San Francisco recently enjoyed a visit from representatives of the Bureau of Linguistical Reality, an artist duo attempting to “co-create a new lexicon for a time of climate change, biodiversity collapse and other transformations in the natural world.” Inspired by the area’s front-line experience of coastal erosion and rising tides, they coined words that may fuel locals’ future tweets, such as sandulate (“to understand that the coast is alive, and we can't just build the solid structures that we have”) and mientierra (“a false sense of solid ground beneath us”).
Twitter: The Place Where Words Are.
If you believe raw wordage to be your city’s most valuable resource, you can use the interactive table below to check how local vocab adds up on Twitter — and to compare your score against other cities in your state.
Meanwhile, there’s no debate over the Twitter user with the biggest vocabulary. No, it’s not David Simon but the retired @everyword bot, which claims to have “Twittered every word in the English language” one by one between 2007 and 2014. Perhaps improbably, its creator Allison Parrish later published the collected tweets as a book. “At long last,” said one sarcastic reviewer, “every word in the English language compiled in a single volume.”
Now, what could you do with a book like that?
METHODOLOGY & SOURCES
To find out the U.S. states and cities where residents have the biggest vocabulary, we analyzed
the content of millions of geotagged tweets. We selected tweets written in English, lemmatized
their content and then divided all words into samples of 1,000. Finally, we obtained the number of
unique words in those samples and calculated the mean number of unique words for each city
and U.S. state.
The geotagged tweets were obtained on a city level — then they were grouped by state to produce
state-wide results.
We lemmatized the words of the tweets using Python library Spacy. Then, all lemmatized words were checked against NLTK's word collection and 1,000+ common English slang words to ensure quality.
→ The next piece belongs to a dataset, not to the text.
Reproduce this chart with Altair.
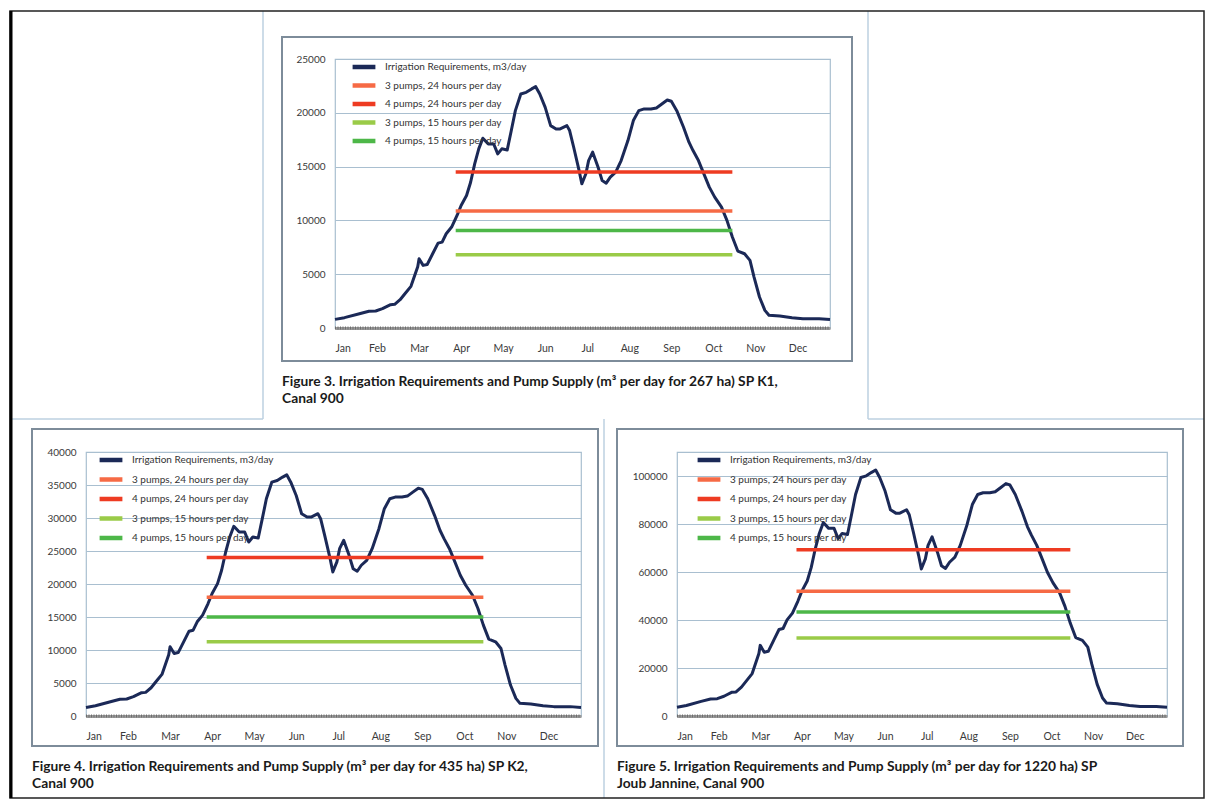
import altair as alt
import pandas as pd

# ---------------- data ----------------
MONTHS = ["Jan", "Feb", "Mar", "Apr", "May", "Jun", "Jul", "Aug", "Sep", "Oct", "Nov", "Dec"]
MONTH_TICKS = [0, 31, 62, 93, 124, 155, 186, 217, 248, 279, 310, 341]

SERIES = [
    "Irrigation Requirements, m3/day",
    "3 pumps, 24 hours per day",
    "4 pumps, 24 hours per day",
    "3 pumps, 15 hours per day",
    "4 pumps, 15 hours per day",
]
COLORS = ["#1b2957", "#f66a45", "#ee3b22", "#9acb48", "#4db748"]

DAYS = [0, 7, 18, 25, 30, 35, 41, 44, 48, 52, 56, 61, 62, 65, 68, 72, 76, 79, 82, 86,
        90, 93, 97, 100, 103, 106, 109, 113, 117, 120, 123, 127, 130, 133, 137, 141, 145, 148, 151, 155,
        159, 163, 166, 171, 173, 176, 180, 182, 185, 187, 190, 194, 197, 200, 203, 207, 211, 216, 220, 224,
        228, 233, 237, 241, 245, 248, 252, 257, 261, 264, 268, 272, 276, 280, 285, 289, 293, 297, 302, 306,
        309, 313, 317, 320, 328, 337, 345, 357, 365]

REQ_K1 = [800, 960, 1330, 1550, 1580, 1800, 2170, 2200, 2630, 3250, 3870, 5700, 6440, 5820, 5900, 6900, 7890, 7980, 8760, 9380,
          10460, 11390, 12310, 13550, 15250, 16650, 17640, 17110, 17110, 16180, 16650, 16550, 18350, 20200, 21750, 21900, 22220, 22430, 21750, 20510,
          18810, 18500, 18500, 18810, 18350, 16800, 14630, 13400, 14330, 15560, 16340, 14940, 13700, 13460, 14020, 14480, 15560, 17420, 19280, 20200,
          20360, 20360, 20450, 20820, 21190, 21070, 20200, 18660, 17270, 16490, 15560, 14330, 13090, 12160, 11230, 10000, 8450, 7150, 6900, 6280,
          4730, 2880, 1640, 1180, 1110, 960, 870, 870, 800]

REQ_K2 = [1300, 1560, 2170, 2530, 2570, 2930, 3540, 3580, 4280, 5300, 6300, 9290, 10490, 9480, 9610, 11240, 12850, 13000, 14270, 15280,
          17040, 18560, 20060, 22080, 24850, 27130, 28740, 27880, 27880, 26360, 27130, 26960, 29900, 32910, 35430, 35680, 36200, 36540, 35430, 33410,
          30650, 30140, 30140, 30650, 29900, 27370, 23840, 21830, 23350, 25350, 26620, 24340, 22320, 21930, 22840, 23590, 25350, 28380, 31410, 32910,
          33170, 33170, 33320, 33920, 34520, 34330, 32910, 30400, 28140, 26870, 25350, 23350, 21330, 19810, 18300, 16290, 13770, 11650, 11240, 10230,
          7710, 4690, 2670, 1920, 1810, 1560, 1420, 1420, 1300]

REQ_JJ = [3660, 4390, 6080, 7080, 7220, 8220, 9920, 10050, 12020, 14850, 17680, 26050, 29430, 26590, 26960, 31530, 36050, 36460, 40030, 42860,
          47790, 52040, 56250, 61910, 69680, 76080, 80600, 78180, 78180, 73930, 76080, 75620, 83850, 92300, 99380, 100070, 101530, 102490, 99380, 93720,
          85950, 84530, 84530, 85950, 83850, 76760, 66850, 61230, 65480, 71100, 74660, 68270, 62600, 61500, 64060, 66160, 71100, 79600, 88100, 92300,
          93030, 93030, 93440, 95130, 96820, 96270, 92300, 85260, 78910, 75350, 71100, 65480, 59810, 55560, 51310, 45690, 38610, 32670, 31530, 28700,
          21610, 13160, 7490, 5390, 5070, 4390, 3980, 3980, 3660]

PUMP_DAYS = [89, 293]
# order: 3p/24h, 4p/24h, 3p/15h, 4p/15h
PUMPS_K1 = [10880, 14500, 6800, 9060]
PUMPS_K2 = [18000, 24000, 11250, 15000]
PUMPS_JJ = [51980, 69300, 32480, 43300]

Y_MAX = [25000, 40000, 110000]
Y_TICKS = [[0, 5000, 10000, 15000, 20000, 25000],
           [0, 5000, 10000, 15000, 20000, 25000, 30000, 35000, 40000],
           [0, 20000, 40000, 60000, 80000, 100000]]

CAPTIONS = [
    ["Figure 3.  Irrigation Requirements and Pump Supply (m\u00b3 per day for 267 ha) SP K1,", "Canal 900"],
    ["Figure 4.  Irrigation Requirements and Pump Supply (m\u00b3 per day for 435 ha) SP K2,", "Canal 900"],
    ["Figure 5.  Irrigation Requirements and Pump Supply (m\u00b3 per day for 1220 ha) SP", "Joub Jannine, Canal 900"],
]

FONT = "Lato"
GRID = "#a9bfd0"
FRAME = "#7d8c9a"
LIGHT = "#bcd0e0"

month_js = "[" + ",".join("'%s'" % m for m in MONTHS) + "]"
label_expr = month_js + "[round(datum.value / 31)]"

one = pd.DataFrame({"k": [0]})


def deco_rect(x, y, x2, y2, color, width):
    return alt.Chart(one).mark_rect(fillOpacity=0, stroke=color, strokeWidth=width).encode(
        x=alt.value(x), x2=alt.value(x2), y=alt.value(y), y2=alt.value(y2))


def deco_hline(x, x2, y, color, width):
    return alt.Chart(one).mark_rule(color=color, strokeWidth=width).encode(
        x=alt.value(x), x2=alt.value(x2), y=alt.value(y))


def deco_vline(x, y, y2, color, width):
    return alt.Chart(one).mark_rule(color=color, strokeWidth=width).encode(
        x=alt.value(x), y=alt.value(y), y2=alt.value(y2))


def panel(req, pumps, ymax, yticks, caption, w, h, leg, frame, extras=()):
    req_df = pd.DataFrame({"day": DAYS, "value": req, "series": SERIES[0]})
    rows = []
    for name, v in zip(SERIES[1:], pumps):
        for d in PUMP_DAYS:
            rows.append({"day": d, "value": v, "series": name})
    pump_df = pd.DataFrame(rows)

    x = alt.X("day:Q", scale=alt.Scale(domain=[0, 365], nice=False, zero=False),
              axis=alt.Axis(values=MONTH_TICKS, labelExpr=label_expr, title=None, grid=False,
                            ticks=False, domain=True, domainColor="#9a9a9a", domainWidth=3,
                            labelPadding=15, labelFontSize=10.5, labelColor="#3a3a3a",
                            labelFont=FONT, labelOverlap=False))
    y = alt.Y("value:Q", scale=alt.Scale(domain=[0, ymax], nice=False),
              axis=alt.Axis(values=yticks, format="d", title=None, ticks=False, domain=False,
                            gridColor=GRID, gridWidth=1.2, labelPadding=10, labelFontSize=10,
                            labelColor="#3a3a3a", labelFont=FONT))
    color = alt.Color("series:N", scale=alt.Scale(domain=SERIES, range=COLORS),
                      legend=alt.Legend(title=None, orient="none", legendX=leg[0], legendY=leg[1],
                                        symbolType="stroke", symbolSize=520, symbolStrokeWidth=4.5,
                                        clipHeight=10, rowPadding=leg[2], padding=0,
                                        labelFont=FONT, labelFontSize=10, labelColor="#333333",
                                        labelOffset=7))

    fx, fy, fx2, fy2 = frame
    frame_layer = deco_rect(fx, fy, fx2, fy2, FRAME, 2)
    req_line = alt.Chart(req_df).mark_line(strokeWidth=3, strokeJoin="round").encode(
        x=x, y=y, color=color)
    pump_lines = alt.Chart(pump_df).mark_line(strokeWidth=3.5).encode(
        x=x, y=y, color=color, detail="series:N")
    baseline = alt.Chart(one).mark_rule(color="#6e6e6e", strokeWidth=3, strokeDash=[1, 1.5]).encode(
        x=alt.value(0), x2=alt.value(w), y=alt.value(h))
    cap = alt.Chart(one).mark_text(text=caption, align="left", baseline="alphabetic", lineHeight=17,
                                   font=FONT, fontSize=13.8, fontWeight="bold", color="#1a1a1a").encode(
        x=alt.value(fx), y=alt.value(fy2 + 25))
    layers = [frame_layer, *extras, req_line, pump_lines, baseline, cap]
    return alt.layer(*layers).properties(width=w, height=h)


# decorations of the page (borders) drawn with the top panel, relative to its plot origin
top_extras = [
    deco_hline(-325, -72, 360, LIGHT, 1.5),
    deco_hline(533, 869, 360, LIGHT, 1.5),
    deco_vline(-72, -48, 360, LIGHT, 1.5),
    deco_vline(533, -48, 360, LIGHT, 1.5),
    deco_vline(269, 360, 739, LIGHT, 1.5),
    deco_rect(-325, -48, 869, 739, "#222222", 1.5),
    deco_vline(-324, -48, 739, "#000000", 3),
]

A = panel(REQ_K1, PUMPS_K1, Y_MAX[0], Y_TICKS[0], CAPTIONS[0], 495, 269,
          (15, 3, 8.5), (-53, -22, 517, 302), top_extras)
B = panel(REQ_K2, PUMPS_K2, Y_MAX[1], Y_TICKS[1], CAPTIONS[1], 495, 264,
          (11, 3, 9.5), (-54, -23, 512, 294))
C = panel(REQ_JJ, PUMPS_JJ, Y_MAX[2], Y_TICKS[2], CAPTIONS[2], 490, 264,
          (18, 3, 9.5), (-60, -23, 506, 294))

spacer = alt.Chart(one).mark_text(text=" ", opacity=0).properties(
    width=239, height=269, view=alt.ViewBackground(strokeOpacity=0))

top_row = alt.hconcat(spacer, A, spacing=10, bounds="flush").resolve_scale(
    x="independent", y="independent", color="independent").resolve_legend(color="independent")
bottom_row = alt.hconcat(B, C, spacing=96, bounds="flush").resolve_scale(
    x="independent", y="independent", color="independent").resolve_legend(color="independent")

chart = alt.vconcat(top_row, bottom_row, spacing=393, bounds="flush").resolve_scale(
    x="independent", y="independent", color="independent").resolve_legend(
    color="independent").properties(
    padding={"left": 0, "top": 0, "right": 0, "bottom": 0}, background="white"
).configure_view(stroke=GRID, strokeWidth=1.2)

chart.save("out.html", embed_options={"renderer": "svg", "actions": False})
In case multiple tweets from the same account were present on the sample, we limited the number of tweets per account to 20, prioritizing the most recent ones.
For the geospatial data, we calculated the distance between each pair of cities as a straight line that
joined each city's center. We considered the central point on each city's bounding box as its center.
The data was collected in January 2023.